Selecting Criteria Without Overreaching
Criteria can come from several places. The safest approach is to disclose the hierarchy in the planning memo and confirm it with the chief audit executive or engagement supervisor before fieldwork begins.
- Internal criteria: audit charter, risk appetite statements, IT strategy, procurement rules, data classification policy, incident history, risk register entries, and board-approved audit plan.
- External criteria: IIA Standards for engagement planning and performing internal audit services, COSO's objective-risk-control logic, NIST guidance for asset and resource protection, and CIS Controls for enterprise asset and software inventory.
- Entity-specific criteria: what management has already claimed in the risk register, committee materials, security roadmap, or regulatory responses.
Using an external framework does not mean the report must accuse management of nonconformance with every requirement in that framework. The auditor can scope the work to selected control objectives, such as "identify unauthorized software that stores company data" or "remove user access when a tool is no longer approved."

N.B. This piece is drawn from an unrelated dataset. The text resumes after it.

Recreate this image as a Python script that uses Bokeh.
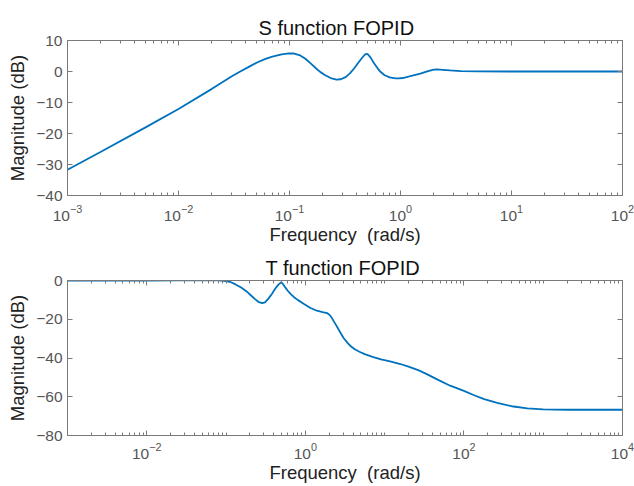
from bokeh.plotting import figure
from bokeh.layouts import column
from bokeh.models import FixedTicker, LinearAxis, LogAxis, Range1d, LogTickFormatter
from bokeh.embed import file_html
from bokeh.resources import INLINE

# ---------------- data ----------------
s_freq = [0.001, 0.002, 0.005, 0.01, 0.02, 0.03, 0.036, 0.043, 0.051, 0.06, 0.07,
          0.085, 0.099, 0.11, 0.125, 0.139, 0.155, 0.175, 0.19, 0.21, 0.235, 0.265,
          0.29, 0.32, 0.35, 0.38, 0.42, 0.455, 0.48, 0.494, 0.51, 0.54, 0.58, 0.62,
          0.66, 0.72, 0.8, 0.9, 0.966, 1.05, 1.2, 1.51, 1.8, 2.0, 2.14, 2.4, 2.8,
          3.5, 5.0, 10.0, 100.0]
s_mag = [-31.7, -25.9, -18.1, -12.1, -5.6, -1.6, 0.0, 1.5, 2.9, 4.0, 4.8,
         5.55, 5.85, 5.8, 5.2, 4.1, 2.6, 0.9, -0.2, -1.2, -2.1, -2.6,
         -2.5, -1.8, -0.6, 0.9, 3.0, 4.6, 5.5, 5.7, 5.5, 4.4, 2.6, 1.1,
         -0.1, -1.2, -1.9, -2.2, -2.25, -2.1, -1.6, -0.7, 0.2, 0.6, 0.7, 0.55, 0.35,
         0.15, 0.05, 0.0, 0.0]

t_freq = [0.001, 0.01, 0.06, 0.08, 0.1, 0.115, 0.13, 0.155, 0.18, 0.205, 0.23,
          0.255, 0.285, 0.31, 0.34, 0.38, 0.42, 0.46, 0.5, 0.53, 0.56, 0.6, 0.65,
          0.72, 0.8, 0.95, 1.16, 1.4, 1.65, 1.88, 2.05, 2.19, 2.4, 2.75, 3.05, 3.4,
          3.7, 4.2, 4.8, 5.6, 7.2, 9.0, 11.7, 15.8, 20.0, 27.0, 34.0, 48.0, 67.0,
          100.0, 132.0, 180.0, 263.0, 400.0, 631.0, 1000.0, 2000.0, 10000.0]
t_mag = [0.0, 0.0, 0.2, 0.1, -0.3, -0.9, -1.9, -3.6, -5.5, -7.6, -9.5,
         -11.0, -11.7, -11.3, -9.5, -6.8, -4.0, -2.0, -0.9, -2.2, -3.7, -5.3, -6.9,
         -8.6, -10.0, -12.0, -14.2, -15.6, -16.3, -16.8, -18.0, -19.8, -22.5, -26.7, -29.8, -32.2,
         -33.8, -35.5, -36.8, -38.0, -39.5, -40.7, -41.7, -43.1, -44.5, -46.4, -48.3, -51.4, -54.3,
         -57.0, -59.1, -61.2, -63.2, -64.9, -66.0, -66.5, -66.7, -66.7]

top_xticks = [1e-3, 1e-2, 1e-1, 1e0, 1e1, 1e2]
top_yticks = [-40, -30, -20, -10, 0, 10]

bot_xticks = [1e-2, 1e0, 1e2, 1e4]
bot_yticks = [-80, -60, -40, -20, 0]

top_title = "S function FOPID"
bot_title = "T function FOPID"
x_label = "Frequency\u00a0 (rad/s)"
y_label = "Magnitude (dB)"

FONT = "Liberation Sans"
LINE = "#0072BD"
FRAME = "#7a7a7a"
TICKTXT = "#555555"
TICK_PX = "15.5px"
LABEL_PX = "18.5px"
TITLE_PX = "20px"


def minor_list(lo_exp, hi_exp, extra=()):
    out = []
    for k in range(lo_exp, hi_exp):
        for m in range(2, 10):
            out.append(m * 10.0 ** k)
    out.extend(extra)
    return out


def style_axis(ax):
    ax.axis_line_color = FRAME
    ax.major_tick_line_color = FRAME
    ax.minor_tick_line_color = FRAME
    ax.major_tick_in = 5
    ax.major_tick_out = 0
    ax.minor_tick_in = 3
    ax.minor_tick_out = 0


def make_fig(title, title_off, xr, yr, xt, xminor, yt, height, top_b, bot_b,
             tick_standoff, xlab_standoff):
    p = figure(width=634, height=height, x_axis_type="log",
               x_range=Range1d(*xr), y_range=Range1d(*yr),
               output_backend="svg", toolbar_location=None,
               min_border_left=67, min_border_right=12,
               min_border_top=top_b, min_border_bottom=bot_b)
    p.title.text = title
    p.title.align = "left"
    p.title.offset = title_off
    p.title.text_font = FONT
    p.title.text_font_size = TITLE_PX
    p.title.text_font_style = "normal"
    p.title.text_color = "#111111"
    p.title.standoff = 3
    p.grid.visible = False
    p.outline_line_color = FRAME
    p.outline_line_width = 1
    p.background_fill_color = "white"
    p.border_fill_color = "white"

    xa = p.xaxis[0]
    xa.ticker = FixedTicker(ticks=xt, minor_ticks=xminor)
    xa.formatter = LogTickFormatter()
    ya = p.yaxis[0]
    ya.ticker = FixedTicker(ticks=yt, minor_ticks=[])

    for ax in (xa, ya):
        style_axis(ax)
        ax.major_label_text_font = FONT
        ax.major_label_text_font_size = TICK_PX
        ax.major_label_text_color = TICKTXT
        ax.axis_label_text_font = FONT
        ax.axis_label_text_font_size = LABEL_PX
        ax.axis_label_text_font_style = "normal"
        ax.axis_label_text_color = "#222222"
    xa.axis_label = x_label
    xa.major_label_standoff = tick_standoff
    xa.axis_label_standoff = xlab_standoff
    ya.axis_label = y_label
    ya.major_label_standoff = 5
    ya.axis_label_standoff = 5

    # box ticks on the opposite sides (labels invisible)
    xa2 = LogAxis(ticker=FixedTicker(ticks=xt, minor_ticks=xminor))
    ya2 = LinearAxis(ticker=FixedTicker(ticks=yt, minor_ticks=[]))
    for ax in (xa2, ya2):
        style_axis(ax)
        ax.major_label_text_font_size = "1px"
        ax.major_label_text_alpha = 0
        ax.major_label_standoff = 0
    p.add_layout(xa2, "above")
    p.add_layout(ya2, "right")
    return p


top = make_fig(top_title, 191, (1e-3, 1e2), (-40, 10), top_xticks,
               minor_list(-3, 2), top_yticks, 248, 40, 53, 9, 0)
top.line(s_freq, s_mag, line_color=LINE, line_width=1.8)

bot = make_fig(bot_title, 198, (1e-3, 1e4), (-80, 0), bot_xticks,
               minor_list(-3, 4, extra=(1e-3, 1e-1, 1e1, 1e3)), bot_yticks, 238, 32, 51, 7, 0)
bot.line(t_freq, t_mag, line_color=LINE, line_width=1.8)

layout = column(top, bot, spacing=0)
open("out.html", "w").write(file_html(layout, INLINE))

Assurance Versus Advisory Boundary
The independence risk is not created by asking management how it manages a risk. The risk appears when internal audit designs the control, chooses the risk response, or operates the process. A clean boundary looks like this:
- Internal audit may identify relevant risks, ask how management addresses them, compare actual practices with criteria, and recommend that management document ownership and controls.
- Internal audit should not approve the Shadow IT policy, choose the control owner, set the risk appetite, operate the inventory process, or certify management's risk acceptance decision.
- If internal audit facilitates a workshop, the work should be labeled advisory, the participants and management decisions should be documented, and later assurance work should consider whether objectivity safeguards are needed.
Fieldwork Pattern for the Exam
For CIA-style questions, use this sequence:
- Confirm authority and scope in the audit charter and engagement plan.
- Identify the objective and risk before listing controls.
- Perform walkthroughs to understand actual practices.
- Build an audit working risk-control map.
- Select criteria and disclose the basis of assessment.
- Test design before operating effectiveness.
- Report missing criteria, missing ownership, or inadequate design as findings when supported by evidence.
- Keep management responsible for remediation and risk acceptance.
The core answer is not "audit cannot proceed." The better answer is "audit proceeds as a risk-based baseline or design review, with clear criteria and a clear management-ownership boundary."